In other words, understand that any toxicity that comes from a negative coworker’s mouth really has nothing to do with you. It’s their “stuff.” Let it be their stuff. And then walk away.
5. Find Your Friends
Spending time with others who have a stable emotional intelligence can be your saving grace. When the going gets rough and the Boo-Hisser and Victim are at full throttle, all of those super positive quotes taped around your cubicle may not be enough. Grab your coat, head to a quiet room, and phone a friend.
Reaching out to another co-worker, parent, or mentor to talk you through the situation might just be what the doctor ordered. When your judgment is clouded and you’re triggered by Ned, you need an objective voice that can offer a different perspective or fresh approach. Sometimes their words alone can calm you.
Other Quick Tips on Workplace Negativity
It can take some time to learn how to hone the skills of a calm and collected co-worker. As you learn how to pick your battles while not taking things personally, here are some other quick tips on how to deal with the negative Neds and Nellys at work:
- Don’t overthink the situation. If the toxic individual has you riled, shut your mind down and focus on work instead.
- Be brave and offer to work as a team. Decide to meet halfway on a decision. The outcome may surprise you.
- Remember that you can’t control their behavior. They are who they are and probably always will be.
- Skip office politics. Gossip starting at the water cooler? Take a sharp left back to your desk instead.
- If they have a complaint, don’t try to resolve it. Send them to the management team.
- Kill ’em with kindness. Nod and smile. Agree to disagree. And grin through the insults. They’ll stop when they see that you’ve not been triggered.
Workplace Negativity Is Something You Can Navigate
You can’t change the way people are, but you can certainly change your response and attitude toward them. If you’re really interested in letting go of how workplace negativity affects you, consider what Michael A. Singer did in his book, The Surrender Experiment. Singer, after a series of realizations, decided to not let personal fears dictate his life. Instead, he made the choice to surrender to the people and situations, good or bad, that showed up before him.

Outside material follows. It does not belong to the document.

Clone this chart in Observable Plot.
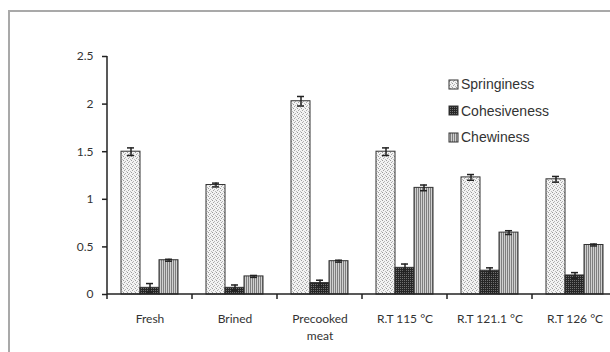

If you choose to do the same, that means you have to accept and surrender to the gossips, the drama queens, the boo-hissers, and the victims. Will it be easy? No. Not at first. But you can start putting into practice the methods we talked about as early as tomorrow. Before long, you’ll notice that none of the negative people really bother you anymore.
Finally, remember that everyone has a story. Some of those stories aren’t pretty. If you’re dealing with a negative personality at work, there’s no question that a negative, painful story lies behind it. Bear that in mind as you navigate the hallways and cubicles of your workplace. In the end, be the very best version of you. The rest will surely fall into place. And who knows? Ned just might turn out to be your new best friend.